In più occasioni, il presidente del Consiglio aveva ribadito che un governo senza i 5Stelle non sarebbe stato possibile: “Io ho già detto che per me non esiste questo governo senza i 5 Stelle, e non esiste un governo Draghi altro da questo”.

In ogni caso, la maggioranza di governo c’è. Il Decreto Aiuti ha ottenuto la fiducia con 172 sì e 39 no, tutti i 5Stelle si sono astenuti. Una fiducia senza il Movimento e questo fa ben sperare per un Draghi bis, sebbene il premier lo escluda.

A voto ancora in corso, Draghi era salito al Colle per incontrarsi con Mattarella, in seguito era tornato in CDM per cercare di testare il terreno e capire se c’erano le condizioni per proseguire l’azione di governo.
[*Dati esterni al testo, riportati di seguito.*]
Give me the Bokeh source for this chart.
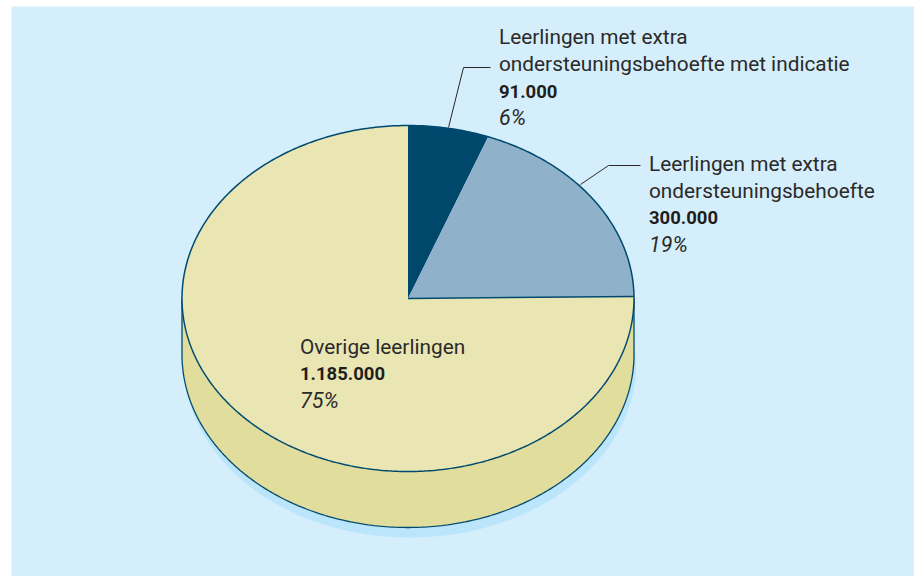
import numpy as np
from bokeh.plotting import figure
from bokeh.models import Range1d
from bokeh.core.properties import value
from bokeh.embed import file_html
from bokeh.resources import INLINE

# data, clockwise from 12 o'clock
categories = ["Leerlingen met extra ondersteuningsbehoefte met indicatie",
              "Leerlingen met extra ondersteuningsbehoefte",
              "Overige leerlingen"]
counts = [91000, 300000, 1185000]
count_labels = ["91.000", "300.000", "1.185.000"]
percent_labels = ["6%", "19%", "75%"]
slice_colors = ["#00476c", "#8fb2ca", "#e9e6b4"]

PANEL = "#d5eefb"
SIDE = "#e1dd9c"
SHADOW = "#bae5fb"
EDGE = "#004a70"
INK = "#2b2a29"
FONT = "Roboto"
FS = "20.8px"
FS_BOLD = "18.5px"
FS_ITALIC = "21.5px"

CX, CY, RX, RY, DEPTH = 407.5, 298.0, 226.0, 173.0, 56.0

p = figure(width=914, height=576, x_range=Range1d(0, 914), y_range=Range1d(576, 0),
           output_backend="svg", toolbar_location=None, min_border=0,
           x_axis_type=None, y_axis_type=None)
p.grid.visible = False
p.outline_line_color = None
p.background_fill_color = "white"
p.border_fill_color = "white"

p.quad(left=[11], right=[914], top=[6], bottom=[576], fill_color=PANEL, line_color=None)


def arc(a0, a1, cy=CY, cx=CX, rx=RX, ry=RY, n=240):
    t = np.linspace(a0, a1, n)
    return cx + rx * np.sin(t), cy - ry * np.cos(t)


# shadow
sx, sy = arc(0, 2 * np.pi, cy=CY + DEPTH + 10, cx=CX + 2)
p.patch(sx, sy, fill_color=SHADOW, line_color=None)

# side wall
bx, by = arc(np.pi / 2, 3 * np.pi / 2, cy=CY + DEPTH)
wx = np.r_[CX + RX, bx, CX - RX]
wy = np.r_[CY, by, CY]
p.patch(wx, wy, fill_color=SIDE, line_color=None)
p.line(wx, wy, line_color=EDGE, line_width=1.3)

# top slices
shares = np.array(counts, dtype=float) / sum(counts)
edges = np.r_[0, np.cumsum(shares)] * 2 * np.pi
for i, col in enumerate(slice_colors):
    ax, ay = arc(edges[i], edges[i + 1])
    p.patch(np.r_[CX, ax], np.r_[CY, ay], fill_color=col, line_color=None)

tx, ty = arc(0, 2 * np.pi, n=480)
p.line(tx, ty, line_color=EDGE, line_width=1.5)
ex, ey = arc(edges[2], edges[2])
p.line([CX, ex[0]], [CY, ey[0]], line_color=EDGE, line_width=1.5)

# leaders
p.line([448, 463, 490], [127, 67, 67], line_color=INK, line_width=1)
p.line([580, 608, 640], [184, 165, 165], line_color=INK, line_width=1)


def block(x, y, lines, i):
    step = 27
    for k, t in enumerate(lines):
        p.text([x], [y + k * step], text=[t], text_font=value(FONT), text_font_size=FS,
               text_color=INK, text_baseline="alphabetic")
    n = len(lines)
    p.text([x], [y + n * step], text=[count_labels[i]], text_font=value(FONT), text_font_size=FS_BOLD,
           text_font_style="bold", text_color="#1f1e1d", text_baseline="alphabetic")
    p.text([x], [y + (n + 1) * step - 0.5], text=[percent_labels[i]], text_font=value(FONT),
           text_font_size=FS_ITALIC, text_font_style="italic", text_color=INK,
           text_baseline="alphabetic")


block(498.5, 36.5, ["Leerlingen met extra", "ondersteuningsbehoefte met indicatie"], 0)
block(648.5, 163, ["Leerlingen met extra", "ondersteuningsbehoefte"], 1)
block(299.5, 346, ["Overige leerlingen"], 2)

open("out.html", "w").write(file_html(p, INLINE))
Appurato che il rapporto in seno alla maggioranza si era incrinato, l’ex presidente della Bce è tornato al Quirinale per presentare le sue dimissioni, che sono state respinte.

Lo spauracchio del voto

Le elezioni sono agognate e temute allo stesso tempo. I partiti sono in fibrillazione e c’è chi non vede l’ora di recarsi alle urne per testare quanto è cresciuto in questi mesi a livello di elettorato (vedi Fratelli d’Italia).

Tuttavia, se Draghi non dovesse ottenere la fiducia della maggioranza e non dovesse accettare un rimasto e quindi un governo bis, l’unica strada percorribile sarebbe il voto.
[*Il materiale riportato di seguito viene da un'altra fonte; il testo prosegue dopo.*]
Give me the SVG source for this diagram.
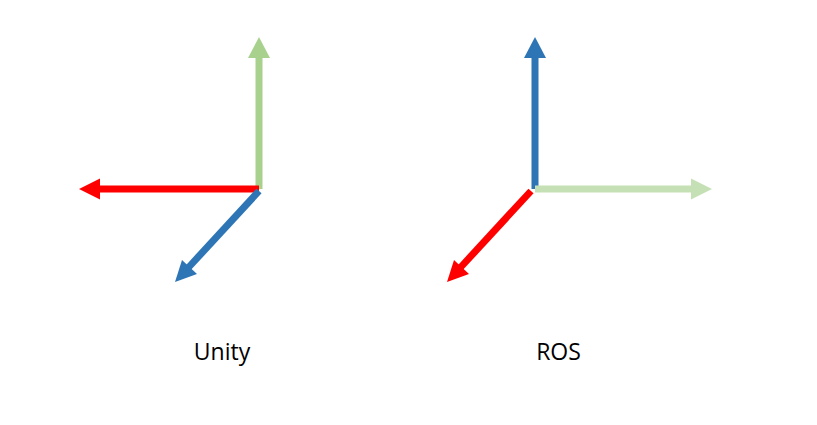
<svg xmlns="http://www.w3.org/2000/svg" width="817" height="425" viewBox="0 0 817 425">
<style>
.lbl{font-family:"Open Sans","Liberation Sans",sans-serif;font-size:23px;fill:#000;text-anchor:middle}
.ax{stroke-width:7;fill:none;stroke-linecap:butt}
</style>
<rect width="817" height="425" fill="#fff"/>
<g id="connectors">
<!-- Unity -->
<g id="unity-y">
<line class="ax" x1="259" y1="189" x2="259" y2="56" stroke="#A9D18E"/>
<polygon points="259,37 270,58 248,58" fill="#A9D18E"/>
</g>
<g id="unity-x">
<line class="ax" x1="259" y1="189" x2="97" y2="189" stroke="#FF0000"/>
<polygon points="79,189 100,178.5 100,199.5" fill="#FF0000"/>
</g>
<g id="unity-z">
<line class="ax" x1="259" y1="191" x2="188" y2="268" stroke="#2E75B6"/>
<polygon points="175,282 182,260 197,274" fill="#2E75B6"/>
</g>
<!-- ROS -->
<g id="ros-z">
<line class="ax" x1="535" y1="189" x2="535" y2="56" stroke="#2E75B6"/>
<polygon points="535,37 546,58 524,58" fill="#2E75B6"/>
</g>
<g id="ros-y">
<line class="ax" x1="535" y1="189" x2="693" y2="189" stroke="#C5E0B4"/>
<polygon points="712,189 691,178.5 691,199.5" fill="#C5E0B4"/>
</g>
<g id="ros-x">
<line class="ax" x1="531" y1="191" x2="460" y2="268" stroke="#FF0000"/>
<polygon points="447,282 454,260 469,274" fill="#FF0000"/>
</g>
</g>
<g id="label-unity"><text class="lbl" x="222" y="360">Unity</text></g>
<g id="label-ros"><text class="lbl" x="558.5" y="360">ROS</text></g>
</svg>
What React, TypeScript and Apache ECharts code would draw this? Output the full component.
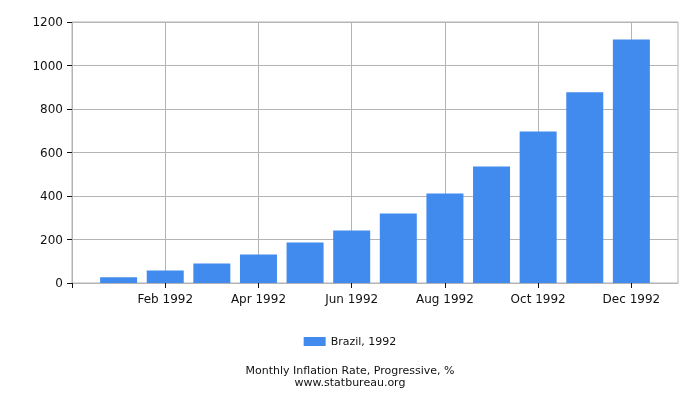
import * as echarts from "echarts";
import React, { useEffect, useRef } from "react";

const months = [
  "Jan 1992", "Feb 1992", "Mar 1992", "Apr 1992", "May 1992", "Jun 1992",
  "Jul 1992", "Aug 1992", "Sep 1992", "Oct 1992", "Nov 1992", "Dec 1992",
];
const inflation = [26, 57, 90, 131, 186, 241, 320, 412, 536, 697, 877, 1120];
const yTicks = [0, 200, 400, 600, 800, 1000, 1200];
const seriesName = "Brazil, 1992";

const App: React.FC = () => {
  const chartRef = useRef<HTMLDivElement | null>(null);

  useEffect(() => {
    if (!chartRef.current) return;
    const chart = echarts.init(chartRef.current, undefined, { renderer: "svg" });

    // pad one empty slot each side so months sit on the ticks
    const categories = ["", ...months, ""];
    const values = [null, ...inflation, null];
    const showEven = (i: number) => i % 2 === 0 && i > 0 && i < categories.length - 1;

    const option: echarts.EChartsOption = {
      animation: false,
      textStyle: { fontFamily: "DejaVu Sans" },
      grid: {
        left: 72,
        right: 22,
        top: 22,
        bottom: 117,
        show: true,
        borderColor: "#b4b4b4",
        borderWidth: 1,
      },
      legend: {
        data: [seriesName],
        top: 331,
        left: "center",
        itemWidth: 22,
        itemHeight: 9,
        itemGap: 10,
        icon: "rect",
        textStyle: { fontSize: 11, color: "#111", fontFamily: "DejaVu Sans" },
      },
      title: {
        text: "Monthly Inflation Rate, Progressive, %\nwww.statbureau.org",
        left: "center",
        top: 364,
        padding: 0,
        textStyle: {
          fontSize: 11,
          fontWeight: "normal",
          color: "#111",
          lineHeight: 12,
          fontFamily: "DejaVu Sans",
        },
      },
      xAxis: {
        type: "category",
        data: categories,
        boundaryGap: false,
        axisLine: { show: true, lineStyle: { color: "#b4b4b4" } },
        axisTick: {
          show: true,
          interval: 1,
          length: 5,
          lineStyle: { color: "#111", width: 1 },
        },
        axisLabel: {
          interval: showEven,
          fontSize: 12,
          color: "#111",
          margin: 10,
        },
        splitLine: {
          show: true,
          interval: showEven,
          lineStyle: { color: "#b4b4b4" },
        },
      },
      yAxis: {
        type: "value",
        min: yTicks[0],
        max: yTicks[yTicks.length - 1],
        interval: 200,
        axisLine: { show: true, lineStyle: { color: "#b4b4b4" } },
        axisTick: { show: true, length: 5, lineStyle: { color: "#111" } },
        axisLabel: {
          fontSize: 12,
          color: "#111",
          margin: 9,
          formatter: (v: number) => String(v),
        },
        splitLine: { lineStyle: { color: "#b4b4b4" } },
      },
      series: [
        {
          name: seriesName,
          type: "bar",
          data: values,
          barWidth: 37,
          itemStyle: { color: "#418bef" },
        },
      ],
    };

    chart.setOption(option);
    return () => {
      chart.dispose();
    };
  }, []);

  return (
    <div
      ref={chartRef}
      style={{ position: "fixed", left: 0, top: 0, width: "700px", height: "400px" }}
    />
  );
};

export default App;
Si andrebbe a votare con il Rosatellum bis, in vigore dal 2017. Un sistema elettorale misto a separazione completa: in ciascuno dei due rami del Parlamento, il 37% dei seggi assembleari è attribuito con un sistema maggioritario uninominale a turno unico mentre il 61% degli scranni viene ripartito fra le liste concorrenti mediante un meccanismo proporzionale corretto con le diverse clausole di sbarramento.

Le candidature per quest’ultima componente sono presentate nell’ambito di collegi plurinominali a ognuno dei quali spetta un numero prefissato di seggi. L’elettore non dispone del voto di preferenza né di quello disgiunto.

La Costituzione stabilisce altresì che otto deputati e quattro senatori debbano essere prescelti dai cittadini italiani residenti all’estero. A partire dalla XIX legislatura si avranno in carica 400 deputati e 200 senatori elettivi.